▸ **Instructions to follow**:
Return the material word for word. Do not include pictures.
-- START OF Information provided --
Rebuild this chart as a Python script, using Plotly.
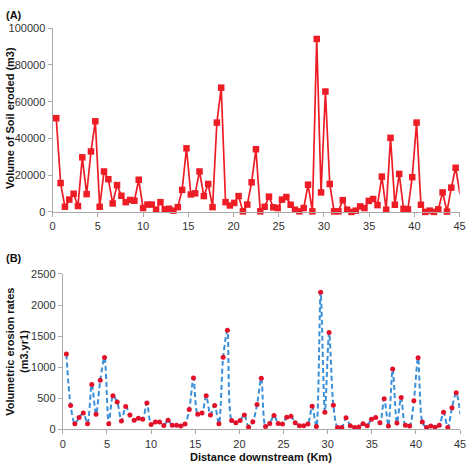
import plotly.graph_objects as go

distance_km = [0.40, 0.88, 1.36, 1.84, 2.32, 2.80, 3.28, 3.76, 4.24, 4.72,
               5.20, 5.68, 6.16, 6.64, 7.12, 7.60, 8.08, 8.56, 9.04, 9.52,
               10.00, 10.48, 10.96, 11.44, 11.92, 12.40, 12.88, 13.36, 13.84, 14.32,
               14.80, 15.28, 15.76, 16.24, 16.72, 17.20, 17.68, 18.16, 18.64, 19.12,
               19.60, 20.08, 20.56, 21.04, 21.52, 22.00, 22.48, 22.96, 23.44, 23.92,
               24.40, 24.88, 25.36, 25.84, 26.32, 26.80, 27.28, 27.76, 28.24, 28.72,
               29.20, 29.68, 30.16, 30.64, 31.12, 31.60, 32.08, 32.56, 33.04, 33.52,
               34.00, 34.48, 34.96, 35.44, 35.92, 36.40, 36.88, 37.36, 37.84, 38.32,
               38.80, 39.28, 39.76, 40.24, 40.72, 41.20, 41.68, 42.16, 42.64, 43.12,
               43.60, 44.08, 44.56, 45.04]

soil_eroded_m3 = [51000, 15700, 2800, 6700, 9900, 3200, 29700, 9700, 32900, 49300,
                  2800, 22000, 17800, 4600, 14600, 8800, 5300, 6500, 6100, 17500,
                  2100, 4000, 4000, 1200, 5300, 1400, 1700, 700, 2600, 12000,
                  34600, 9500, 10100, 22000, 8600, 15200, 2600, 48600, 67600, 5300,
                  3500, 4900, 8600, 300, 4000, 16100, 34100, 300, 2800, 8300,
                  2500, 2100, 6700, 8100, 3900, 1200, 300, 2100, 14800, 300,
                  94100, 10600, 65500, 15200, 300, 300, 6400, 1200, 0, 700,
                  3000, 2100, 6000, 7000, 3700, 19200, 1200, 40300, 3900, 20700,
                  1700, 1400, 18900, 48600, 3900, 0, 700, 0, 1400, 10600,
                  200, 13200, 24000, 9700]

erosion_rate = [1210, 382, 89, 188, 261, 89, 722, 241, 790, 1156,
                89, 539, 439, 131, 366, 230, 146, 178, 162, 424,
                78, 115, 115, 60, 146, 63, 63, 52, 84, 319,
                826, 241, 261, 539, 230, 382, 89, 1161, 1595, 141,
                105, 141, 230, 37, 120, 397, 821, 42, 94, 220,
                94, 84, 194, 209, 105, 58, 58, 84, 371, 42,
                2207, 272, 1559, 387, 26, 26, 183, 58, 26, 37,
                89, 58, 162, 188, 105, 492, 52, 968, 99, 513,
                63, 52, 460, 1151, 115, 26, 52, 31, 63, 272,
                26, 345, 586, 241]

x_ticks = [0, 5, 10, 15, 20, 25, 30, 35, 40, 45]
ya_ticks = [0, 20000, 40000, 60000, 80000, 100000]
yb_ticks = [0, 500, 1000, 1500, 2000, 2500]

W, H = 472, 471
FONT = "Liberation Sans, Arial, sans-serif"
AXC = "#aaaaaa"
TXT = "#333333"

fig = go.Figure()
fig.add_trace(go.Scatter(
    x=distance_km, y=soil_eroded_m3, mode="lines+markers",
    line=dict(color="#ee1c25", width=1.7),
    marker=dict(symbol="square", size=6.5, color="#ee1c25"),
    cliponaxis=False, xaxis="x", yaxis="y", showlegend=False))
fig.add_trace(go.Scatter(
    x=distance_km, y=erosion_rate, mode="lines+markers",
    line=dict(color="#3a8fd9", width=2, dash="5px,3px", shape="spline", smoothing=0.8),
    marker=dict(symbol="circle", size=5, color="#e3102a"),
    cliponaxis=False, xaxis="x2", yaxis="y2", showlegend=False))

def px_x(p):
    return p / W

def px_y(p):
    return (H - p) / H

common_axis = dict(showgrid=False, zeroline=False, showline=True, linecolor=AXC,
                   linewidth=1.2, ticks="outside", ticklen=4, tickcolor=AXC,
                   tickfont=dict(family=FONT, size=11, color=TXT))

fig.update_layout(
    width=W, height=H, margin=dict(l=0, r=0, t=0, b=0),
    paper_bgcolor="white", plot_bgcolor="white",
    xaxis=dict(domain=[px_x(50.6), px_x(465.5)], range=[0, 45], tickvals=x_ticks,
               anchor="y", **common_axis),
    yaxis=dict(domain=[px_y(211.3), px_y(22.7)], range=[0, 100000], tickvals=ya_ticks,
               tickformat="d", anchor="x", **common_axis),
    xaxis2=dict(domain=[px_x(61), px_x(466)], range=[0, 45], tickvals=x_ticks,
                anchor="y2", **common_axis),
    yaxis2=dict(domain=[px_y(434.3), px_y(275)], range=[0, 2500], tickvals=yb_ticks,
                tickformat="d", anchor="x2", **common_axis),
)

ann = [
    dict(text="<b>(A)</b>", x=px_x(1), y=px_y(1), xanchor="left", yanchor="top",
         font=dict(size=11)),
    dict(text="<b>(B)</b>", x=px_x(1), y=px_y(250), xanchor="left", yanchor="top",
         font=dict(size=11)),
    dict(text="<b>Volume of Soil eroded (m3)</b>", x=px_x(7), y=px_y(115),
         textangle=-90, xanchor="center", yanchor="middle", font=dict(size=11)),
    dict(text="<b>Volumetric erosion rates<br>(m3.yr1)</b>", x=px_x(14), y=px_y(355),
         textangle=-90, xanchor="center", yanchor="middle", font=dict(size=11)),
    dict(text="<b>Distance downstream (Km)</b>", x=px_x(263), y=px_y(463),
         xanchor="center", yanchor="middle", font=dict(size=11)),
]
for a in ann:
    a.update(xref="paper", yref="paper", showarrow=False)
    a["font"].update(family=FONT, color="#111111")
fig.update_layout(annotations=ann)

fig.write_html("out.html", config={"displayModeBar": False},
               post_script="document.body.style.margin='0';document.body.style.padding='0';")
-- END OF Information provided --
▸ **Answer to the task**:
Rebuild this chart as a Python script, using Plotly.
import plotly.graph_objects as go

distance_km = [0.40, 0.88, 1.36, 1.84, 2.32, 2.80, 3.28, 3.76, 4.24, 4.72,
               5.20, 5.68, 6.16, 6.64, 7.12, 7.60, 8.08, 8.56, 9.04, 9.52,
               10.00, 10.48, 10.96, 11.44, 11.92, 12.40, 12.88, 13.36, 13.84, 14.32,
               14.80, 15.28, 15.76, 16.24, 16.72, 17.20, 17.68, 18.16, 18.64, 19.12,
               19.60, 20.08, 20.56, 21.04, 21.52, 22.00, 22.48, 22.96, 23.44, 23.92,
               24.40, 24.88, 25.36, 25.84, 26.32, 26.80, 27.28, 27.76, 28.24, 28.72,
               29.20, 29.68, 30.16, 30.64, 31.12, 31.60, 32.08, 32.56, 33.04, 33.52,
               34.00, 34.48, 34.96, 35.44, 35.92, 36.40, 36.88, 37.36, 37.84, 38.32,
               38.80, 39.28, 39.76, 40.24, 40.72, 41.20, 41.68, 42.16, 42.64, 43.12,
               43.60, 44.08, 44.56, 45.04]

soil_eroded_m3 = [51000, 15700, 2800, 6700, 9900, 3200, 29700, 9700, 32900, 49300,
                  2800, 22000, 17800, 4600, 14600, 8800, 5300, 6500, 6100, 17500,
                  2100, 4000, 4000, 1200, 5300, 1400, 1700, 700, 2600, 12000,
                  34600, 9500, 10100, 22000, 8600, 15200, 2600, 48600, 67600, 5300,
                  3500, 4900, 8600, 300, 4000, 16100, 34100, 300, 2800, 8300,
                  2500, 2100, 6700, 8100, 3900, 1200, 300, 2100, 14800, 300,
                  94100, 10600, 65500, 15200, 300, 300, 6400, 1200, 0, 700,
                  3000, 2100, 6000, 7000, 3700, 19200, 1200, 40300, 3900, 20700,
                  1700, 1400, 18900, 48600, 3900, 0, 700, 0, 1400, 10600,
                  200, 13200, 24000, 9700]

erosion_rate = [1210, 382, 89, 188, 261, 89, 722, 241, 790, 1156,
                89, 539, 439, 131, 366, 230, 146, 178, 162, 424,
                78, 115, 115, 60, 146, 63, 63, 52, 84, 319,
                826, 241, 261, 539, 230, 382, 89, 1161, 1595, 141,
                105, 141, 230, 37, 120, 397, 821, 42, 94, 220,
                94, 84, 194, 209, 105, 58, 58, 84, 371, 42,
                2207, 272, 1559, 387, 26, 26, 183, 58, 26, 37,
                89, 58, 162, 188, 105, 492, 52, 968, 99, 513,
                63, 52, 460, 1151, 115, 26, 52, 31, 63, 272,
                26, 345, 586, 241]

x_ticks = [0, 5, 10, 15, 20, 25, 30, 35, 40, 45]
ya_ticks = [0, 20000, 40000, 60000, 80000, 100000]
yb_ticks = [0, 500, 1000, 1500, 2000, 2500]

W, H = 472, 471
FONT = "Liberation Sans, Arial, sans-serif"
AXC = "#aaaaaa"
TXT = "#333333"

fig = go.Figure()
fig.add_trace(go.Scatter(
    x=distance_km, y=soil_eroded_m3, mode="lines+markers",
    line=dict(color="#ee1c25", width=1.7),
    marker=dict(symbol="square", size=6.5, color="#ee1c25"),
    cliponaxis=False, xaxis="x", yaxis="y", showlegend=False))
fig.add_trace(go.Scatter(
    x=distance_km, y=erosion_rate, mode="lines+markers",
    line=dict(color="#3a8fd9", width=2, dash="5px,3px", shape="spline", smoothing=0.8),
    marker=dict(symbol="circle", size=5, color="#e3102a"),
    cliponaxis=False, xaxis="x2", yaxis="y2", showlegend=False))

def px_x(p):
    return p / W

def px_y(p):
    return (H - p) / H

common_axis = dict(showgrid=False, zeroline=False, showline=True, linecolor=AXC,
                   linewidth=1.2, ticks="outside", ticklen=4, tickcolor=AXC,
                   tickfont=dict(family=FONT, size=11, color=TXT))

fig.update_layout(
    width=W, height=H, margin=dict(l=0, r=0, t=0, b=0),
    paper_bgcolor="white", plot_bgcolor="white",
    xaxis=dict(domain=[px_x(50.6), px_x(465.5)], range=[0, 45], tickvals=x_ticks,
               anchor="y", **common_axis),
    yaxis=dict(domain=[px_y(211.3), px_y(22.7)], range=[0, 100000], tickvals=ya_ticks,
               tickformat="d", anchor="x", **common_axis),
    xaxis2=dict(domain=[px_x(61), px_x(466)], range=[0, 45], tickvals=x_ticks,
                anchor="y2", **common_axis),
    yaxis2=dict(domain=[px_y(434.3), px_y(275)], range=[0, 2500], tickvals=yb_ticks,
                tickformat="d", anchor="x2", **common_axis),
)

ann = [
    dict(text="<b>(A)</b>", x=px_x(1), y=px_y(1), xanchor="left", yanchor="top",
         font=dict(size=11)),
    dict(text="<b>(B)</b>", x=px_x(1), y=px_y(250), xanchor="left", yanchor="top",
         font=dict(size=11)),
    dict(text="<b>Volume of Soil eroded (m3)</b>", x=px_x(7), y=px_y(115),
         textangle=-90, xanchor="center", yanchor="middle", font=dict(size=11)),
    dict(text="<b>Volumetric erosion rates<br>(m3.yr1)</b>", x=px_x(14), y=px_y(355),
         textangle=-90, xanchor="center", yanchor="middle", font=dict(size=11)),
    dict(text="<b>Distance downstream (Km)</b>", x=px_x(263), y=px_y(463),
         xanchor="center", yanchor="middle", font=dict(size=11)),
]
for a in ann:
    a.update(xref="paper", yref="paper", showarrow=False)
    a["font"].update(family=FONT, color="#111111")
fig.update_layout(annotations=ann)

fig.write_html("out.html", config={"displayModeBar": False},
               post_script="document.body.style.margin='0';document.body.style.padding='0';")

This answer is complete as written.